Proposals to convert repeated tool-call sequences into deterministic flows (see Flow Sequence Detector).

Sources: Detected tool sequence repetitions.

Candidate Lifecycle

detect → draft → score → corroborate → review → promote/reject

1. Detect

The Learning Digest scans recent learning records and identifies patterns:

def digest_reflection_opportunities(opportunities, *, limit=5, min_score=60.0):
    # Filter: only records scoring above the threshold
    # Deduplicate by (candidate_type, scope, source_label)
    # Return top N candidate drafts

2. Draft

Each candidate is assigned a dedupe key to prevent duplicate proposals:

dedupe_key = "{candidate_type}:{scope_type}:{scope_id}:{source_label}"
# e.g., "routing_hint:agent:cto:budget_incident"

3. Score

Initial scoring uses the learning record's own score (0–100).

4. Corroborate

The candidate is evaluated against held-out evidence — learning records that weren't used to generate the candidate:

# Match: same source_label, same scope, different record IDs
avg_score = mean(matching_record_scores)
corroboration_bonus = min(15.0, num_matches * 5.0)
candidate_score = min(100, avg_score * 0.85 + corroboration_bonus)

A candidate with 3 corroborating records gets a +15 bonus.
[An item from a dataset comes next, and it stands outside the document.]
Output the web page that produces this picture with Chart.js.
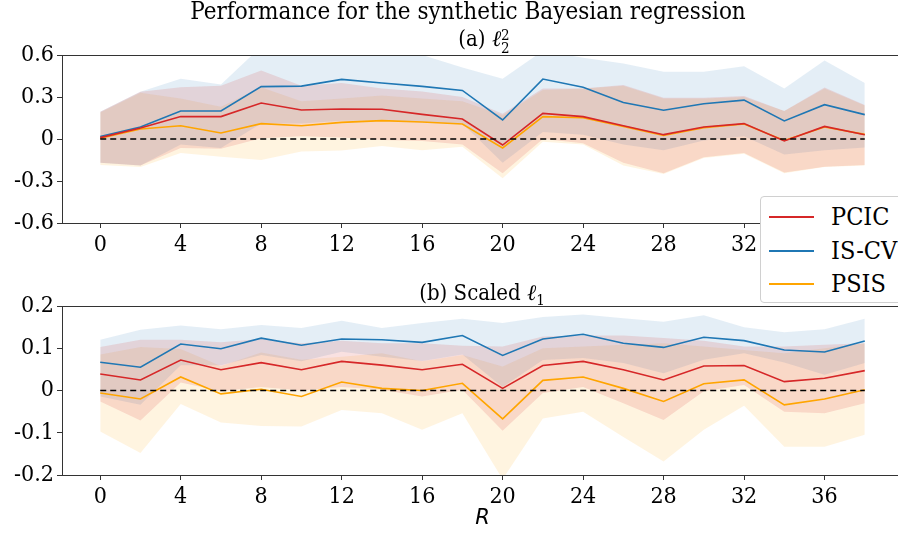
<!DOCTYPE html>
<html>
<head>
<meta charset="utf-8">
<script src="https://cdn.jsdelivr.net/npm/chart.js@4.4.1/dist/chart.umd.min.js"></script>
<style>
    html, body { margin: 0; padding: 0; background: #fff; }
    body { position: relative; width: 898px; height: 533px; overflow: hidden;
           font-family: 'DejaVu Serif Condensed', 'DejaVu Serif', serif; font-stretch: condensed; color: #000; }
    canvas { position: absolute; left: 0; z-index: 1; }
    .title { position: absolute; white-space: nowrap; line-height: 26px; transform: translateX(-50%); z-index: 2; }
    .ell { font-style: italic; }
    .stack { display: inline-block; vertical-align: -7px; line-height: 13px; font-size: 15px; text-align: left; }
    .stack span { display: block; }
    .legend { position: absolute; left: 760px; top: 196px; width: 170px; height: 105px; z-index: 3;
              border: 1px solid #d0d0d0; border-radius: 4px; background: #fff; }
    .item { position: absolute; left: 8px; width: 160px; height: 26px; font-size: 25px; line-height: 26px; white-space: nowrap; }
    .item i { position: absolute; left: 0; top: 12px; width: 45px; height: 2px; }
    .item b { position: absolute; left: 62px; top: 0; font-weight: normal; }
</style>
</head>
<body>
<div class="title" style="left:468px; top:-2px; font-size:24px;">Performance for the synthetic Bayesian regression</div>
<div class="title" style="left:484px; top:26px; font-size:22px;">(a) <span class="ell">ℓ</span><span class="stack"><span>2</span><span>2</span></span></div>
<div class="title" style="left:482px; top:280px; font-size:22px;">(b) Scaled <span class="ell">ℓ</span><sub style="font-size:15px">1</sub></div>

<canvas id="l2Chart" width="920" height="262" style="top:0px; width:920px; height:262px;"></canvas>
<canvas id="l1Chart" width="920" height="271" style="top:262px; width:920px; height:271px;"></canvas>

<div class="legend">
    <div class="item" style="top:7px;"><i style="background:#d62728"></i><b>PCIC</b></div>
    <div class="item" style="top:41px;"><i style="background:#1f77b4"></i><b>IS-CV</b></div>
    <div class="item" style="top:74px;"><i style="background:#ffa500"></i><b>PSIS</b></div>
</div>

<script>
// x positions (R) and tick labels
const rValues = [0, 2, 4, 6, 8, 10, 12, 14, 16, 18, 20, 22, 24, 26, 28, 30, 32, 34, 36, 38];
const xTicks = [0, 4, 8, 12, 16, 20, 24, 28, 32, 36];
const yTicksL2 = [-0.6, -0.3, 0, 0.3, 0.6];
const yTicksL1 = [-0.2, -0.1, 0, 0.1, 0.2];

// (a) l2^2 : means and bands
const pcicL2 = [0.01, 0.079, 0.16, 0.16, 0.257, 0.207, 0.214, 0.212, 0.176, 0.143, -0.043, 0.183, 0.16, 0.095, 0.031, 0.086, 0.11, -0.014, 0.09, 0.031];
const iscvL2 = [0.017, 0.086, 0.2, 0.2, 0.374, 0.378, 0.426, 0.40, 0.376, 0.347, 0.136, 0.428, 0.369, 0.26, 0.205, 0.252, 0.278, 0.129, 0.245, 0.174];
const psisL2 = [0.005, 0.071, 0.095, 0.043, 0.11, 0.095, 0.119, 0.131, 0.121, 0.107, -0.064, 0.16, 0.152, 0.09, 0.026, 0.081, 0.107, -0.01, 0.086, 0.033];

const pcicL2Lo = [-0.17, -0.19, -0.065, -0.07, 0.005, 0.02, 0.01, -0.007, -0.015, -0.04, -0.245, 0.0, -0.03, -0.17, -0.245, -0.13, -0.10, -0.24, -0.198, -0.186];
const pcicL2Hi = [0.195, 0.338, 0.37, 0.38, 0.49, 0.38, 0.40, 0.36, 0.34, 0.30, 0.18, 0.36, 0.36, 0.386, 0.295, 0.295, 0.307, 0.20, 0.367, 0.243];
const iscvL2Lo = [-0.17, -0.19, -0.04, -0.065, 0.11, 0.11, 0.13, 0.13, 0.12, 0.11, -0.17, 0.05, 0.03, -0.04, -0.08, -0.01, 0.02, -0.11, -0.08, -0.06];
const iscvL2Hi = [0.195, 0.338, 0.43, 0.39, 0.66, 0.64, 0.66, 0.64, 0.60, 0.51, 0.43, 0.63, 0.58, 0.54, 0.48, 0.48, 0.52, 0.36, 0.56, 0.40];
const psisL2Lo = [-0.186, -0.2, -0.1, -0.126, -0.15, -0.09, -0.083, -0.05, -0.08, -0.055, -0.28, -0.02, -0.04, -0.19, -0.25, -0.135, -0.105, -0.245, -0.2, -0.19];
const psisL2Hi = [0.19, 0.33, 0.29, 0.23, 0.37, 0.27, 0.29, 0.31, 0.29, 0.27, 0.17, 0.35, 0.36, 0.38, 0.29, 0.29, 0.30, 0.20, 0.36, 0.24];

// (b) scaled l1 : means and bands
const pcicL1 = [0.039, 0.025, 0.072, 0.049, 0.066, 0.049, 0.069, 0.06, 0.049, 0.062, 0.005, 0.059, 0.069, 0.049, 0.025, 0.058, 0.059, 0.021, 0.029, 0.047];
const iscvL1 = [0.067, 0.055, 0.11, 0.099, 0.124, 0.107, 0.122, 0.12, 0.114, 0.13, 0.083, 0.122, 0.133, 0.112, 0.102, 0.126, 0.118, 0.096, 0.091, 0.117];
const psisL1 = [-0.006, -0.02, 0.032, -0.008, 0.003, -0.014, 0.02, 0.005, 0, 0.017, -0.067, 0.024, 0.032, 0.005, -0.026, 0.016, 0.025, -0.034, -0.02, 0.002];

const pcicL1Lo = [-0.026, -0.071, 0.019, -0.002, 0.008, 0, 0.008, 0.002, -0.014, 0.002, -0.095, -0.006, 0.008, -0.03, -0.07, -0.002, 0.013, -0.05, -0.054, -0.03];
const pcicL1Hi = [0.103, 0.12, 0.12, 0.114, 0.122, 0.112, 0.118, 0.112, 0.112, 0.106, 0.104, 0.128, 0.13, 0.13, 0.124, 0.118, 0.104, 0.104, 0.108, 0.112];
const iscvL1Lo = [-0.014, -0.034, 0.06, 0.06, 0.084, 0.069, 0.092, 0.08, 0.07, 0.085, 0.008, 0.072, 0.077, 0.065, 0.041, 0.073, 0.088, 0.066, 0.037, 0.065];
const iscvL1Hi = [0.12, 0.144, 0.154, 0.145, 0.155, 0.148, 0.165, 0.148, 0.16, 0.17, 0.16, 0.174, 0.18, 0.171, 0.163, 0.178, 0.15, 0.138, 0.145, 0.17];
const psisL1Lo = [-0.097, -0.148, -0.032, -0.076, -0.084, -0.085, -0.046, -0.054, -0.093, -0.054, -0.21, -0.066, -0.05, -0.11, -0.168, -0.093, -0.036, -0.133, -0.133, -0.105];
const psisL1Hi = [0.085, 0.103, 0.098, 0.058, 0.09, 0.073, 0.08, 0.088, 0.069, 0.084, 0.057, 0.1, 0.104, 0.108, 0.112, 0.104, 0.096, 0.088, 0.1, 0.112];

const RED = '#d62728';
const BLUE = '#1f77b4';
const ORANGE = '#ffa500';
const SERIF = "'DejaVu Serif Condensed', 'DejaVu Serif', serif";

const pts = arr => arr.map((y, i) => ({ x: rValues[i], y }));

// lower edge + upper edge filled to it
const band = (lo, hi, color) => ([
    { data: pts(lo), borderWidth: 0, pointRadius: 0, fill: false, order: 3 },
    { data: pts(hi), borderWidth: 0, pointRadius: 0, fill: '-1', backgroundColor: color, order: 3 },
]);

const line = (arr, color) => ({
    data: pts(arr), borderColor: color, borderWidth: 1.6, pointRadius: 0, fill: false, order: 1,
});

const zeroLine = {
    data: [{ x: rValues[0], y: 0 }, { x: rValues[rValues.length - 1], y: 0 }],
    borderColor: '#000', borderWidth: 1.6, borderDash: [6, 4], pointRadius: 0, fill: false, order: 0,
};

// draws the axes frame (top / left / bottom spines)
const framePlugin = {
    id: 'frame',
    afterDatasetsDraw(chart) {
        const { ctx, chartArea: a } = chart;
        ctx.save();
        ctx.strokeStyle = '#333';
        ctx.lineWidth = 1;
        ctx.strokeRect(Math.round(a.left) + 0.5, Math.round(a.top) + 0.5,
                       Math.round(a.right - a.left), Math.round(a.bottom - a.top));
        ctx.restore();
    },
};

function makeChart(id, datasets, yTicks, yMin, yMax, xHeight, topPad, showTitle) {
    return new Chart(document.getElementById(id), {
        type: 'line',
        data: { datasets },
        plugins: [framePlugin],
        options: {
            responsive: false,
            animation: false,
            layout: { padding: { top: topPad, right: 17, left: 0, bottom: 0 } },
            plugins: { legend: { display: false }, tooltip: { enabled: false } },
            elements: { line: { tension: 0 } },
            scales: {
                x: {
                    type: 'linear',
                    min: -1.9,
                    max: 39.9,
                    afterBuildTicks: s => { s.ticks = xTicks.map(v => ({ value: v })); },
                    afterFit: s => { s.height = xHeight; },
                    border: { display: false },
                    grid: { drawOnChartArea: false, drawTicks: true, tickLength: 5, tickColor: '#333' },
                    ticks: { color: '#000', padding: 3, autoSkip: false, maxRotation: 0,
                             font: { family: SERIF, size: 23 } },
                    title: {
                        display: showTitle, text: 'R', color: '#000', padding: { top: 0, bottom: 2 },
                        font: { family: "'DejaVu Sans', sans-serif", size: 21, style: 'italic' },
                    },
                },
                y: {
                    min: yMin,
                    max: yMax,
                    afterBuildTicks: s => { s.ticks = yTicks.map(v => ({ value: v })); },
                    afterFit: s => { s.width = 62; },
                    border: { display: false },
                    grid: { drawOnChartArea: false, drawTicks: true, tickLength: 5, tickColor: '#333' },
                    ticks: { color: '#000', padding: 3, autoSkip: false,
                             callback: v => String(v),
                             font: { family: SERIF, size: 23 } },
                },
            },
        },
    });
}

makeChart('l2Chart', [
    ...band(pcicL2Lo, pcicL2Hi, 'rgba(214,39,40,0.14)'),
    ...band(iscvL2Lo, iscvL2Hi, 'rgba(31,119,180,0.12)'),
    ...band(psisL2Lo, psisL2Hi, 'rgba(255,165,0,0.12)'),
    zeroLine,
    line(pcicL2, RED),
    line(iscvL2, BLUE),
    line(psisL2, ORANGE),
], yTicksL2, -0.6, 0.6, 262 - 223, 55, false);

makeChart('l1Chart', [
    ...band(pcicL1Lo, pcicL1Hi, 'rgba(214,39,40,0.14)'),
    ...band(iscvL1Lo, iscvL1Hi, 'rgba(31,119,180,0.12)'),
    ...band(psisL1Lo, psisL1Hi, 'rgba(255,165,0,0.12)'),
    { ...zeroLine },
    line(pcicL1, RED),
    line(iscvL1, BLUE),
    line(psisL1, ORANGE),
], yTicksL1, -0.2, 0.2, 271 - 213, 44, true);
</script>
</body>
</html>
A candidate with zero corroboration is capped at 45 points and automatically fails.

5. Promote or Reject

Candidates scoring ≥ 60 (pass score) are promoted. The promotion effect depends on the candidate type:

Candidate Type	Promotion Action
Prompt Fragment	Inject guidance into the Adaptation Overlay Store
Fix Template	Create TDD repair playbook entry
Routing Hint	Modify semantic router bias settings
Validator Policy Tweak	Override validation parameters for the run kind
Flow Offload	Register a new deterministic flow definition

Adaptation Overlay Store

Promoted candidates are stored in the Adaptation Overlay Store (adaptation_overlay_store.py), which provides a persistent registry of active system modifications:

entries = overlay_store.get_prompt_fragments(
    agent_id="introspection_loop",
    run_kind="introspection_evaluation",
)
# Returns: [{"guidance": ["Prefer concrete patterns...", "Only suggest..."]}]

These entries are queried at runtime and injected into the appropriate prompts, creating a feedback loop where past failures inform future reasoning.

Autonomous Mode

In Autonomous Mode, the Adaptation Engine auto-approves candidates that score above the pass threshold without waiting for human review. This enables fully self-improving operation where the system evolves its own behaviour based on observed outcomes.

In manual mode, candidates are queued in the dashboard for operator review before promotion.